▸ **Set problem**
Transcribe all of the material exactly, except for its pictures.

——

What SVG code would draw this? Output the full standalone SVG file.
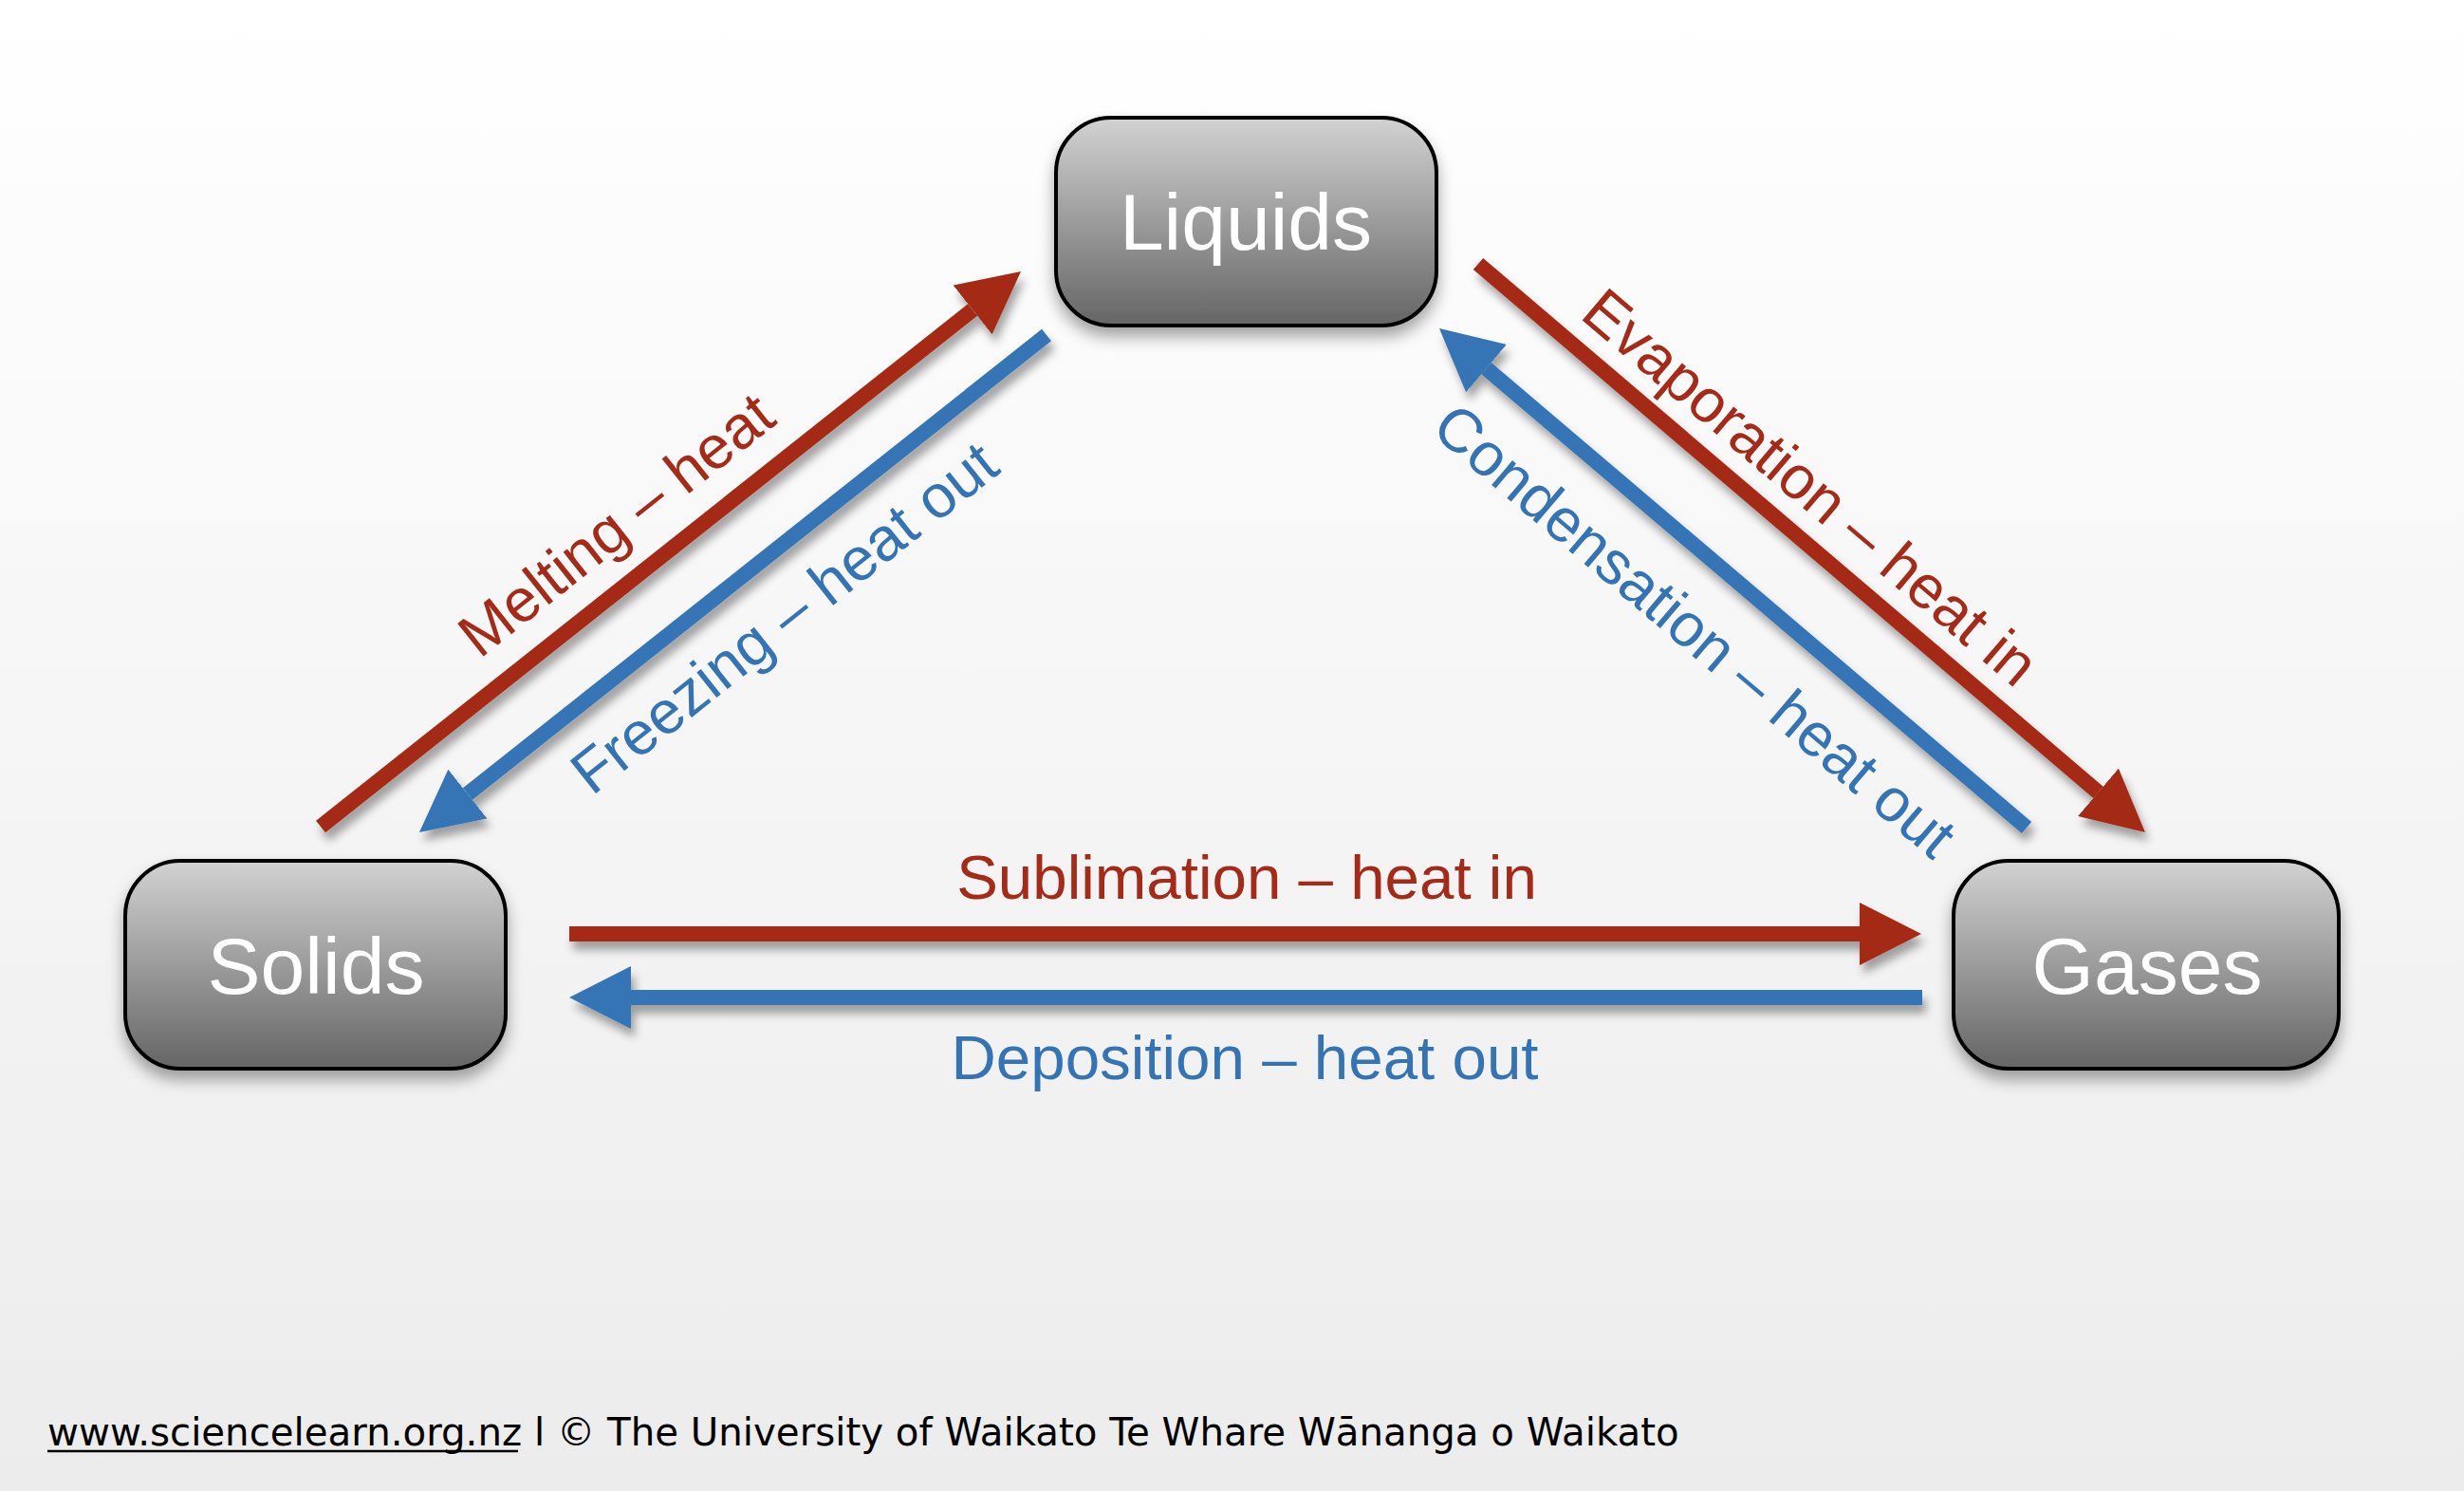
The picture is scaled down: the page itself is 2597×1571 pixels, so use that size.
<svg xmlns="http://www.w3.org/2000/svg" width="2597" height="1571" viewBox="0 0 2597 1571">
  <defs>
    <linearGradient id="bg" x1="0" y1="0" x2="0" y2="1">
      <stop offset="0" stop-color="#ffffff"/>
      <stop offset="1" stop-color="#ececec"/>
    </linearGradient>
    <linearGradient id="box" x1="0" y1="0" x2="0" y2="1">
      <stop offset="0" stop-color="#d2d2d2"/>
      <stop offset="1" stop-color="#656565"/>
    </linearGradient>
    <filter id="nodeShadow" x="-20%" y="-20%" width="140%" height="150%">
      <feDropShadow dx="0" dy="10" stdDeviation="8" flood-color="#000" flood-opacity="0.35"/>
    </filter>
    <filter id="arrowShadow" x="-10%" y="-10%" width="120%" height="130%">
      <feDropShadow dx="4" dy="9" stdDeviation="5" flood-color="#000" flood-opacity="0.35"/>
    </filter>
    <marker id="headRed" viewBox="0 0 65 66" refX="0" refY="33" markerWidth="65" markerHeight="66" markerUnits="userSpaceOnUse" orient="auto">
      <path d="M0,0 L65,33 L0,66 Z" fill="#a52a18"/>
    </marker>
    <marker id="headBlue" viewBox="0 0 65 66" refX="0" refY="33" markerWidth="65" markerHeight="66" markerUnits="userSpaceOnUse" orient="auto">
      <path d="M0,0 L65,33 L0,66 Z" fill="#3474b5"/>
    </marker>
    <style>
      .box { fill: url(#box); stroke: #000; stroke-width: 4; }
      .nodeLabel { font-family: "Liberation Sans", Arial, sans-serif; font-size: 84px; fill: #fff; text-anchor: middle; }
      .red { stroke: #a52a18; stroke-width: 16; fill: none; marker-end: url(#headRed); }
      .blue { stroke: #3474b5; stroke-width: 16; fill: none; marker-end: url(#headBlue); }
      .lbl { font-family: "Liberation Sans", Arial, sans-serif; font-size: 64px; text-anchor: middle; }
      .lblH { font-size: 65.5px; }
      .lblRed { fill: #a52a18; }
      .lblBlue { fill: #3474b5; }
      .footer { font-family: "DejaVu Sans", Verdana, sans-serif; font-size: 40.3px; fill: #000; }
    </style>
  </defs>

  <rect x="0" y="0" width="2597" height="1571" fill="url(#bg)"/>

  <g id="connectors" filter="url(#arrowShadow)">
    <path id="melting" class="red" d="M338,871 L1025.1,326.4"/>
    <path id="freezing" class="blue" d="M1103,353 L492.9,836.6"/>
    <path id="evaporation" class="red" d="M1558,278 L2211.5,834.8"/>
    <path id="condensation" class="blue" d="M2136,872 L1566.5,388.1"/>
    <path id="sublimation" class="red" d="M600,984 L1960,984"/>
    <path id="deposition" class="blue" d="M2026,1051 L665,1051"/>
  </g>

  <g id="labels">
    <text class="lbl lblRed" transform="translate(663,570) rotate(-38.4)">Melting – heat</text>
    <text class="lbl lblBlue" transform="translate(840,668) rotate(-38.4)">Freezing – heat out</text>
    <text class="lbl lblRed" transform="translate(1894,530) rotate(40.4)">Evaporation – heat in</text>
    <text class="lbl lblBlue" transform="translate(1772,681) rotate(40.4)">Condensation – heat out</text>
    <text class="lbl lblH lblRed" x="1314" y="947">Sublimation – heat in</text>
    <text class="lbl lblH lblBlue" x="1312" y="1137">Deposition – heat out</text>
  </g>

  <g id="node-liquids" filter="url(#nodeShadow)">
    <rect class="box" x="1113" y="124" width="401" height="219" rx="58" ry="58"/>
    <text class="nodeLabel" x="1313" y="263">Liquids</text>
  </g>
  <g id="node-solids" filter="url(#nodeShadow)">
    <rect class="box" x="132" y="907" width="401" height="219" rx="58" ry="58"/>
    <text class="nodeLabel" x="333" y="1047">Solids</text>
  </g>
  <g id="node-gases" filter="url(#nodeShadow)">
    <rect class="box" x="2059" y="907" width="406" height="219" rx="58" ry="58"/>
    <text class="nodeLabel" x="2263" y="1047">Gases</text>
  </g>

  <g id="footer">
    <text class="footer" x="50" y="1523"><tspan>www.sciencelearn.org.nz</tspan> l © The University of Waikato Te Whare Wānanga o Waikato</text>
    <line x1="50" y1="1529" x2="546" y2="1529" stroke="#000" stroke-width="2.5"/>
  </g>
</svg>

——

▸ **Task solution**
What SVG code would draw this? Output the full standalone SVG file.
The picture is scaled down: the page itself is 2597×1571 pixels, so use that size.
<svg xmlns="http://www.w3.org/2000/svg" width="2597" height="1571" viewBox="0 0 2597 1571">
  <defs>
    <linearGradient id="bg" x1="0" y1="0" x2="0" y2="1">
      <stop offset="0" stop-color="#ffffff"/>
      <stop offset="1" stop-color="#ececec"/>
    </linearGradient>
    <linearGradient id="box" x1="0" y1="0" x2="0" y2="1">
      <stop offset="0" stop-color="#d2d2d2"/>
      <stop offset="1" stop-color="#656565"/>
    </linearGradient>
    <filter id="nodeShadow" x="-20%" y="-20%" width="140%" height="150%">
      <feDropShadow dx="0" dy="10" stdDeviation="8" flood-color="#000" flood-opacity="0.35"/>
    </filter>
    <filter id="arrowShadow" x="-10%" y="-10%" width="120%" height="130%">
      <feDropShadow dx="4" dy="9" stdDeviation="5" flood-color="#000" flood-opacity="0.35"/>
    </filter>
    <marker id="headRed" viewBox="0 0 65 66" refX="0" refY="33" markerWidth="65" markerHeight="66" markerUnits="userSpaceOnUse" orient="auto">
      <path d="M0,0 L65,33 L0,66 Z" fill="#a52a18"/>
    </marker>
    <marker id="headBlue" viewBox="0 0 65 66" refX="0" refY="33" markerWidth="65" markerHeight="66" markerUnits="userSpaceOnUse" orient="auto">
      <path d="M0,0 L65,33 L0,66 Z" fill="#3474b5"/>
    </marker>
    <style>
      .box { fill: url(#box); stroke: #000; stroke-width: 4; }
      .nodeLabel { font-family: "Liberation Sans", Arial, sans-serif; font-size: 84px; fill: #fff; text-anchor: middle; }
      .red { stroke: #a52a18; stroke-width: 16; fill: none; marker-end: url(#headRed); }
      .blue { stroke: #3474b5; stroke-width: 16; fill: none; marker-end: url(#headBlue); }
      .lbl { font-family: "Liberation Sans", Arial, sans-serif; font-size: 64px; text-anchor: middle; }
      .lblH { font-size: 65.5px; }
      .lblRed { fill: #a52a18; }
      .lblBlue { fill: #3474b5; }
      .footer { font-family: "DejaVu Sans", Verdana, sans-serif; font-size: 40.3px; fill: #000; }
    </style>
  </defs>

  <rect x="0" y="0" width="2597" height="1571" fill="url(#bg)"/>

  <g id="connectors" filter="url(#arrowShadow)">
    <path id="melting" class="red" d="M338,871 L1025.1,326.4"/>
    <path id="freezing" class="blue" d="M1103,353 L492.9,836.6"/>
    <path id="evaporation" class="red" d="M1558,278 L2211.5,834.8"/>
    <path id="condensation" class="blue" d="M2136,872 L1566.5,388.1"/>
    <path id="sublimation" class="red" d="M600,984 L1960,984"/>
    <path id="deposition" class="blue" d="M2026,1051 L665,1051"/>
  </g>

  <g id="labels">
    <text class="lbl lblRed" transform="translate(663,570) rotate(-38.4)">Melting – heat</text>
    <text class="lbl lblBlue" transform="translate(840,668) rotate(-38.4)">Freezing – heat out</text>
    <text class="lbl lblRed" transform="translate(1894,530) rotate(40.4)">Evaporation – heat in</text>
    <text class="lbl lblBlue" transform="translate(1772,681) rotate(40.4)">Condensation – heat out</text>
    <text class="lbl lblH lblRed" x="1314" y="947">Sublimation – heat in</text>
    <text class="lbl lblH lblBlue" x="1312" y="1137">Deposition – heat out</text>
  </g>

  <g id="node-liquids" filter="url(#nodeShadow)">
    <rect class="box" x="1113" y="124" width="401" height="219" rx="58" ry="58"/>
    <text class="nodeLabel" x="1313" y="263">Liquids</text>
  </g>
  <g id="node-solids" filter="url(#nodeShadow)">
    <rect class="box" x="132" y="907" width="401" height="219" rx="58" ry="58"/>
    <text class="nodeLabel" x="333" y="1047">Solids</text>
  </g>
  <g id="node-gases" filter="url(#nodeShadow)">
    <rect class="box" x="2059" y="907" width="406" height="219" rx="58" ry="58"/>
    <text class="nodeLabel" x="2263" y="1047">Gases</text>
  </g>

  <g id="footer">
    <text class="footer" x="50" y="1523"><tspan>www.sciencelearn.org.nz</tspan> l © The University of Waikato Te Whare Wānanga o Waikato</text>
    <line x1="50" y1="1529" x2="546" y2="1529" stroke="#000" stroke-width="2.5"/>
  </g>
</svg>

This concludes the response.